I recently got a suggestion for a podcast/post from Glen (Hey Glen!) and I thought was a great idea. His suggestion was for me to talk about how much storage we should build into our new homes. Unfortunately, after days of research and I couldn’t find very much specific information on the subject. What I read over and over again, though, was that you should include more storage than you think you need for your family’s current and future needs. That ample amount of storage will not only make living in your new house more pleasant, but it will also make your house more appealing when it’s time for you to sell it.
Since all people will have different storage needs and different amounts of stuff, I can’t really give you specific suggestions about how much storage space to include in your house, but I did come across one rule of thumb in a housebuilding forum. That rule of thumb was that the total storage space in our homes should equal about 10% of the total square footage. So, if you build a 3000 square foot house, you should shoot for about 300 square feet of storage.

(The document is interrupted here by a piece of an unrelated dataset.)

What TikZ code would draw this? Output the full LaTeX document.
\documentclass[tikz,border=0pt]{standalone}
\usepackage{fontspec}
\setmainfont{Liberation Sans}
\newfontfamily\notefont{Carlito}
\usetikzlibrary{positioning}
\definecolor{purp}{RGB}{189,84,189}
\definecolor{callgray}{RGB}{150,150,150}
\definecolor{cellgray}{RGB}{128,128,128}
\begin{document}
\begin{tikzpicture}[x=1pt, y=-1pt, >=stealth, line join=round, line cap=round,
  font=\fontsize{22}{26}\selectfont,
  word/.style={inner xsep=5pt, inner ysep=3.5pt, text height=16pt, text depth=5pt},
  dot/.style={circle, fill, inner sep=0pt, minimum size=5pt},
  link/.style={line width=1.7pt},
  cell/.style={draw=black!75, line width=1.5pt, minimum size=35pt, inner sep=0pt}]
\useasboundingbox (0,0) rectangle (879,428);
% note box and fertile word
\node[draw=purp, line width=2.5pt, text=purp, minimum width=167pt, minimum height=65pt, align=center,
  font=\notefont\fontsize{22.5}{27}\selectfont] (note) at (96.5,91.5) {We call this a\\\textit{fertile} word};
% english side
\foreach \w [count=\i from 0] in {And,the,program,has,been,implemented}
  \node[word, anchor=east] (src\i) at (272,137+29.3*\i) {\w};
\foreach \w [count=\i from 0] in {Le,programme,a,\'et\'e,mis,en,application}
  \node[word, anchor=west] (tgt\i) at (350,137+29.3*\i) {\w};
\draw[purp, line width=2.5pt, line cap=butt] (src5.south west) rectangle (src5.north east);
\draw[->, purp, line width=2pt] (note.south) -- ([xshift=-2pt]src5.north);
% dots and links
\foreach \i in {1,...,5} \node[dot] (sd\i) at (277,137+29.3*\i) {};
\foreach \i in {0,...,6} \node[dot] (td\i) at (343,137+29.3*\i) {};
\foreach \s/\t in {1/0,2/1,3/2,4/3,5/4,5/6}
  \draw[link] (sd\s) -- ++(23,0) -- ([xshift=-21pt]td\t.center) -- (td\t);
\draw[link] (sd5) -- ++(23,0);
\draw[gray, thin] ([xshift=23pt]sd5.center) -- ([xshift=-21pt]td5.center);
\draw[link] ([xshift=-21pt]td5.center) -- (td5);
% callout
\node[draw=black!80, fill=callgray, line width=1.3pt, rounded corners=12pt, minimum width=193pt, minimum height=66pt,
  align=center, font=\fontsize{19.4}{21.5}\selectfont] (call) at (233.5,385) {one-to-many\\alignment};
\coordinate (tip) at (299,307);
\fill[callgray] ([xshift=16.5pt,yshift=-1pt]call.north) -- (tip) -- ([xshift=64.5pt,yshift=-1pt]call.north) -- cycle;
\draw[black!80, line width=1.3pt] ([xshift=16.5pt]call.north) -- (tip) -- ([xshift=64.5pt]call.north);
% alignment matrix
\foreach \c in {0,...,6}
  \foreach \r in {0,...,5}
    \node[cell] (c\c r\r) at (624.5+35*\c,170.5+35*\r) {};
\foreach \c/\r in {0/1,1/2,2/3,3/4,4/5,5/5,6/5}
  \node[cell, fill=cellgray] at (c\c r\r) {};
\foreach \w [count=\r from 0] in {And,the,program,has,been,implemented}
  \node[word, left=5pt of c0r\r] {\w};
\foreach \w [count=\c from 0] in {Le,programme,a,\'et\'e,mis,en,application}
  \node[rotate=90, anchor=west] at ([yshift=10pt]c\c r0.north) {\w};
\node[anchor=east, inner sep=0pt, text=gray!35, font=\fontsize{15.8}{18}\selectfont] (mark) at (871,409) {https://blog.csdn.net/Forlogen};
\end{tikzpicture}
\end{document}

According to the Los Angeles Times, the average American home contains 300,000 items. In addition, one of every 10 households in the U.S. rents a storage unit, according to the Self Storage Association. So, most people have lots of stuff. And if you are going to the trouble of building a house, you might as well build a house that includes enough storage for all your things. Everything should have a home.
Of course if you have more things than the average family, you'll probably need more space than that 10%. If you have lots of holiday decorations, or clothes or shoes, make sure you include closets or storage spaces to accommodate all those items. Purging your household of things you don’t want and don’t use is always a good idea, but after you purge, take a look at all that you have left and be honest about how much space you will need to store everything.
If you have an attic or basement, those are natural storage spaces where can house holiday decorations and other items that you don’t use on a weekly or monthly basis. You can even design your garage to be extra wide and add storage cabinets or shelves there.
Most people will remember to put closets in each bedroom. In fact a room is not considered a legal bedroom unless it has window and a closet. So bedroom closets are easy to remember, but here are a few storage spaces that some people forget to include in their house design.
1. Linen closets or at least linen cabinets or shelves. A linen closet could be put in a hallway that leads to your bedrooms or you could put a linen cabinet within each bathroom. For small houses, linens can be stored in containers under each bed. Also make sure there is enough space in or near your bathrooms to store toiletries, soap, and extra toilet paper.
2. A pantry. You'll want enough storage space to house your canned, boxed and packaged food. Ideally, you’ll have a pantry for those non-refrigerated foods. That way you can keep valuable storage space in your cabinets for pots and pans, dishes, glassware and small appliances.
3. A coat closet near to main entrance. Make sure the coat closet is large enough for visitors’ coats plus any of your family’s coats that you want to keep there instead of the mudroom. For most people building houses today, a mudroom with hooks or cubbies will be the main storage area for family coats, umbrellas and other outdoor gear.
4. Storage space in your garage or in an outdoor shed for mowing and gardening supplies.
5. Cabinets with doors or drawers in your living spaces to hide away your kids' toys. Your finish carpenter can add built-ins to whatever rooms you think your kids or grandchildren will play in or you can buy free standing units for their toys, just make sure you have adequate floor space for those units.
6. Cleaning closets (aka broom closet) that will hold your broom, mop, vacuum and cleaning products, preferably on each floor of your house, so you don’t have to lug your vacuum up and down the stairs. The cleaning closet can be placed in a hallway, a laundry room, a mudroom or even a bathroom. I almost forget my upstair cleaning closet.
7. Cabinets or shelves in your laundry area for detergents, fabric softeners and bleach.
8. Hobby storage. Whether you or your family members are into crafting, fishing, or board games, don’t forget to include some space in your house for hobby equipment. That might include cabinets in the family room, the garage, a home office or even in a dedicated hobby room.
9. Storage for pet food, pet toys, pet crates or beds, and litter. That storage could easily go in mudroom or laundry room if those spaces are large enough.
10. A storage closet for your audio visual and home automation equipment. If you’re planning on a home theater or if you want smart home features, such as home security system, you may want a dedicated closet for those components.
No matter what storage spaces you decide on, just keep in mind that most people have a tendency to fill up any and all storage space they put in their home, so if your goal is to live with fewer things, ample storage may not help you achieve your goal. Including a little less storage in your house than you think you need may encourage you to purge and have less stuff, but it may also negatively effect your resale value, so be careful.